## Description of the task
Leave out any picture and return the remaining listing below exactly as given.

## Supplied data
┏━━
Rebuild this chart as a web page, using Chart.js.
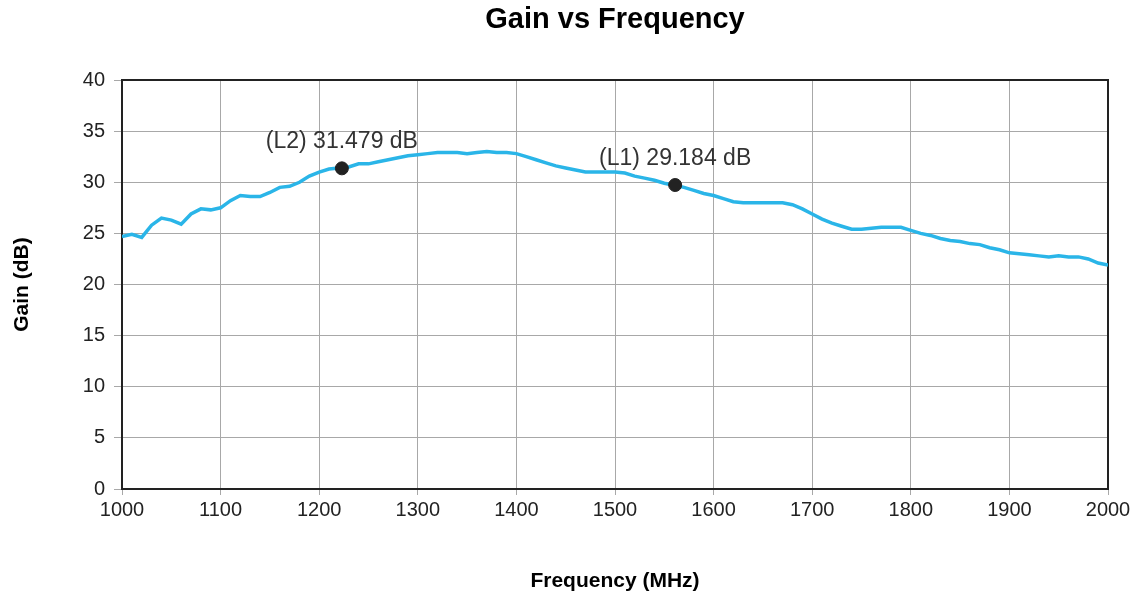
<!DOCTYPE html>
<html>
<head>
<meta charset="utf-8">
<title>Gain vs Frequency</title>
<script src="https://cdn.jsdelivr.net/npm/chart.js@4"></script>
<style>
  html, body { margin: 0; padding: 0; background: #fff; }
  #wrap { width: 1142px; height: 596px; }
</style>
</head>
<body>
<div id="wrap"><canvas id="chart" width="1142" height="596"></canvas></div>
<script>
'use strict';

const freqMHz = [
  1000, 1010, 1020, 1030, 1040, 1050, 1060, 1070, 1080, 1090,
  1100, 1110, 1120, 1130, 1140, 1150, 1160, 1170, 1180, 1190,
  1200, 1210, 1220, 1230, 1240, 1250, 1260, 1270, 1280, 1290,
  1300, 1310, 1320, 1330, 1340, 1350, 1360, 1370, 1380, 1390,
  1400, 1410, 1420, 1430, 1440, 1450, 1460, 1470, 1480, 1490,
  1500, 1510, 1520, 1530, 1540, 1550, 1560, 1570, 1580, 1590,
  1600, 1610, 1620, 1630, 1640, 1650, 1660, 1670, 1680, 1690,
  1700, 1710, 1720, 1730, 1740, 1750, 1760, 1770, 1780, 1790,
  1800, 1810, 1820, 1830, 1840, 1850, 1860, 1870, 1880, 1890,
  1900, 1910, 1920, 1930, 1940, 1950, 1960, 1970, 1980, 1990,
  2000
];
const gainDb = [
  24.7, 24.9, 24.6, 25.8, 26.5, 26.3, 25.9, 26.9, 27.4, 27.3,
  27.5, 28.2, 28.7, 28.6, 28.6, 29.0, 29.5, 29.6, 30.0, 30.6,
  31.0, 31.3, 31.4, 31.5, 31.8, 31.8, 32.0, 32.2, 32.4, 32.6,
  32.7, 32.8, 32.9, 32.9, 32.9, 32.8, 32.9, 33.0, 32.9, 32.9,
  32.8, 32.5, 32.2, 31.9, 31.6, 31.4, 31.2, 31.0, 31.0, 31.0,
  31.0, 30.9, 30.6, 30.4, 30.2, 29.9, 29.7, 29.5, 29.2, 28.9,
  28.7, 28.4, 28.1, 28.0, 28.0, 28.0, 28.0, 28.0, 27.8, 27.4,
  26.9, 26.4, 26.0, 25.7, 25.4, 25.4, 25.5, 25.6, 25.6, 25.6,
  25.3, 25.0, 24.8, 24.5, 24.3, 24.2, 24.0, 23.9, 23.6, 23.4,
  23.1, 23.0, 22.9, 22.8, 22.7, 22.8, 22.7, 22.7, 22.5, 22.1,
  21.9
];

// Markers
const markerFreq = [1223, 1561];
const markerGain = [31.36, 29.73];
const markerLabels = ['(L2) 31.479 dB', '(L1) 29.184 dB'];

const FONT = "'Liberation Sans', Arial, Helvetica, sans-serif";

const trace = freqMHz.map((f, i) => ({ x: f, y: gainDb[i] }));
const markers = markerFreq.map((f, i) => ({ x: f, y: markerGain[i] }));

// Closed frame around the plot area
const framePlugin = {
  id: 'frame',
  beforeDatasetsDraw(chart) {
    const { ctx, chartArea: a } = chart;
    ctx.save();
    ctx.strokeStyle = '#222';
    ctx.lineWidth = 2;
    ctx.strokeRect(a.left, a.top, a.right - a.left, a.bottom - a.top);
    ctx.restore();
  }
};

// Text above each marker
const markerLabelPlugin = {
  id: 'markerLabels',
  afterDatasetsDraw(chart) {
    const { ctx } = chart;
    const meta = chart.getDatasetMeta(1);
    ctx.save();
    ctx.font = `23px ${FONT}`;
    ctx.fillStyle = '#333';
    ctx.textAlign = 'center';
    ctx.textBaseline = 'alphabetic';
    meta.data.forEach((pt, i) => {
      ctx.fillText(markerLabels[i], pt.x, pt.y - 20);
    });
    ctx.restore();
  }
};

new Chart(document.getElementById('chart'), {
  type: 'scatter',
  data: {
    datasets: [
      {
        label: 'Gain',
        data: trace,
        showLine: true,
        borderColor: '#2ab5e8',
        borderWidth: 3.5,
        pointRadius: 0,
        tension: 0,
        order: 2,
      },
      {
        label: 'Markers',
        data: markers,
        showLine: false,
        pointRadius: 6.5,
        pointBackgroundColor: '#222',
        pointBorderColor: '#222',
        order: 1,
      }
    ]
  },
  options: {
    responsive: false,
    animation: false,
    layout: { padding: { left: 0, right: 34, top: 0, bottom: 0 } },
    plugins: {
      legend: { display: false },
      tooltip: { enabled: false },
      title: {
        display: true,
        fullSize: false, // centre over the plot area
        text: 'Gain vs Frequency',
        color: '#000',
        font: { family: FONT, size: 29, weight: 'bold' },
        padding: { top: 3, bottom: 42.2 },
      },
    },
    scales: {
      x: {
        type: 'linear',
        min: 1000,
        max: 2000,
        ticks: {
          stepSize: 100,
          color: '#222',
          font: { family: FONT, size: 20 },
          padding: 3,
          maxRotation: 0,
          callback: v => String(v),
        },
        grid: { color: '#a8a8a8', lineWidth: 1, tickLength: 6 },
        border: { display: true, color: '#222', width: 2 },
        title: {
          display: true,
          text: 'Frequency (MHz)',
          color: '#000',
          font: { family: FONT, size: 21, weight: 'bold' },
          padding: { top: 0, bottom: 2.4 },
        },
        afterFit(scale) { scale.height = 107; },
      },
      y: {
        min: 0,
        max: 40,
        ticks: {
          stepSize: 5,
          color: '#222',
          font: { family: FONT, size: 20 },
          padding: 9,
          callback: v => String(v),
        },
        grid: { color: '#a8a8a8', lineWidth: 1, tickLength: 8 },
        border: { display: true, color: '#222', width: 2 },
        title: {
          display: true,
          text: 'Gain (dB)',
          color: '#000',
          font: { family: FONT, size: 21, weight: 'bold' },
          padding: { top: 9.4, bottom: 0 },
        },
        afterFit(scale) { scale.width = 122; },
      },
    },
  },
  plugins: [framePlugin, markerLabelPlugin],
});
</script>
</body>
</html>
┗━━
## Solution to this problem
Rebuild this chart as a web page, using Chart.js.
<!DOCTYPE html>
<html>
<head>
<meta charset="utf-8">
<title>Gain vs Frequency</title>
<script src="https://cdn.jsdelivr.net/npm/chart.js@4"></script>
<style>
  html, body { margin: 0; padding: 0; background: #fff; }
  #wrap { width: 1142px; height: 596px; }
</style>
</head>
<body>
<div id="wrap"><canvas id="chart" width="1142" height="596"></canvas></div>
<script>
'use strict';

const freqMHz = [
  1000, 1010, 1020, 1030, 1040, 1050, 1060, 1070, 1080, 1090,
  1100, 1110, 1120, 1130, 1140, 1150, 1160, 1170, 1180, 1190,
  1200, 1210, 1220, 1230, 1240, 1250, 1260, 1270, 1280, 1290,
  1300, 1310, 1320, 1330, 1340, 1350, 1360, 1370, 1380, 1390,
  1400, 1410, 1420, 1430, 1440, 1450, 1460, 1470, 1480, 1490,
  1500, 1510, 1520, 1530, 1540, 1550, 1560, 1570, 1580, 1590,
  1600, 1610, 1620, 1630, 1640, 1650, 1660, 1670, 1680, 1690,
  1700, 1710, 1720, 1730, 1740, 1750, 1760, 1770, 1780, 1790,
  1800, 1810, 1820, 1830, 1840, 1850, 1860, 1870, 1880, 1890,
  1900, 1910, 1920, 1930, 1940, 1950, 1960, 1970, 1980, 1990,
  2000
];
const gainDb = [
  24.7, 24.9, 24.6, 25.8, 26.5, 26.3, 25.9, 26.9, 27.4, 27.3,
  27.5, 28.2, 28.7, 28.6, 28.6, 29.0, 29.5, 29.6, 30.0, 30.6,
  31.0, 31.3, 31.4, 31.5, 31.8, 31.8, 32.0, 32.2, 32.4, 32.6,
  32.7, 32.8, 32.9, 32.9, 32.9, 32.8, 32.9, 33.0, 32.9, 32.9,
  32.8, 32.5, 32.2, 31.9, 31.6, 31.4, 31.2, 31.0, 31.0, 31.0,
  31.0, 30.9, 30.6, 30.4, 30.2, 29.9, 29.7, 29.5, 29.2, 28.9,
  28.7, 28.4, 28.1, 28.0, 28.0, 28.0, 28.0, 28.0, 27.8, 27.4,
  26.9, 26.4, 26.0, 25.7, 25.4, 25.4, 25.5, 25.6, 25.6, 25.6,
  25.3, 25.0, 24.8, 24.5, 24.3, 24.2, 24.0, 23.9, 23.6, 23.4,
  23.1, 23.0, 22.9, 22.8, 22.7, 22.8, 22.7, 22.7, 22.5, 22.1,
  21.9
];

// Markers
const markerFreq = [1223, 1561];
const markerGain = [31.36, 29.73];
const markerLabels = ['(L2) 31.479 dB', '(L1) 29.184 dB'];

const FONT = "'Liberation Sans', Arial, Helvetica, sans-serif";

const trace = freqMHz.map((f, i) => ({ x: f, y: gainDb[i] }));
const markers = markerFreq.map((f, i) => ({ x: f, y: markerGain[i] }));

// Closed frame around the plot area
const framePlugin = {
  id: 'frame',
  beforeDatasetsDraw(chart) {
    const { ctx, chartArea: a } = chart;
    ctx.save();
    ctx.strokeStyle = '#222';
    ctx.lineWidth = 2;
    ctx.strokeRect(a.left, a.top, a.right - a.left, a.bottom - a.top);
    ctx.restore();
  }
};

// Text above each marker
const markerLabelPlugin = {
  id: 'markerLabels',
  afterDatasetsDraw(chart) {
    const { ctx } = chart;
    const meta = chart.getDatasetMeta(1);
    ctx.save();
    ctx.font = `23px ${FONT}`;
    ctx.fillStyle = '#333';
    ctx.textAlign = 'center';
    ctx.textBaseline = 'alphabetic';
    meta.data.forEach((pt, i) => {
      ctx.fillText(markerLabels[i], pt.x, pt.y - 20);
    });
    ctx.restore();
  }
};

new Chart(document.getElementById('chart'), {
  type: 'scatter',
  data: {
    datasets: [
      {
        label: 'Gain',
        data: trace,
        showLine: true,
        borderColor: '#2ab5e8',
        borderWidth: 3.5,
        pointRadius: 0,
        tension: 0,
        order: 2,
      },
      {
        label: 'Markers',
        data: markers,
        showLine: false,
        pointRadius: 6.5,
        pointBackgroundColor: '#222',
        pointBorderColor: '#222',
        order: 1,
      }
    ]
  },
  options: {
    responsive: false,
    animation: false,
    layout: { padding: { left: 0, right: 34, top: 0, bottom: 0 } },
    plugins: {
      legend: { display: false },
      tooltip: { enabled: false },
      title: {
        display: true,
        fullSize: false, // centre over the plot area
        text: 'Gain vs Frequency',
        color: '#000',
        font: { family: FONT, size: 29, weight: 'bold' },
        padding: { top: 3, bottom: 42.2 },
      },
    },
    scales: {
      x: {
        type: 'linear',
        min: 1000,
        max: 2000,
        ticks: {
          stepSize: 100,
          color: '#222',
          font: { family: FONT, size: 20 },
          padding: 3,
          maxRotation: 0,
          callback: v => String(v),
        },
        grid: { color: '#a8a8a8', lineWidth: 1, tickLength: 6 },
        border: { display: true, color: '#222', width: 2 },
        title: {
          display: true,
          text: 'Frequency (MHz)',
          color: '#000',
          font: { family: FONT, size: 21, weight: 'bold' },
          padding: { top: 0, bottom: 2.4 },
        },
        afterFit(scale) { scale.height = 107; },
      },
      y: {
        min: 0,
        max: 40,
        ticks: {
          stepSize: 5,
          color: '#222',
          font: { family: FONT, size: 20 },
          padding: 9,
          callback: v => String(v),
        },
        grid: { color: '#a8a8a8', lineWidth: 1, tickLength: 8 },
        border: { display: true, color: '#222', width: 2 },
        title: {
          display: true,
          text: 'Gain (dB)',
          color: '#000',
          font: { family: FONT, size: 21, weight: 'bold' },
          padding: { top: 9.4, bottom: 0 },
        },
        afterFit(scale) { scale.width = 122; },
      },
    },
  },
  plugins: [framePlugin, markerLabelPlugin],
});
</script>
</body>
</html>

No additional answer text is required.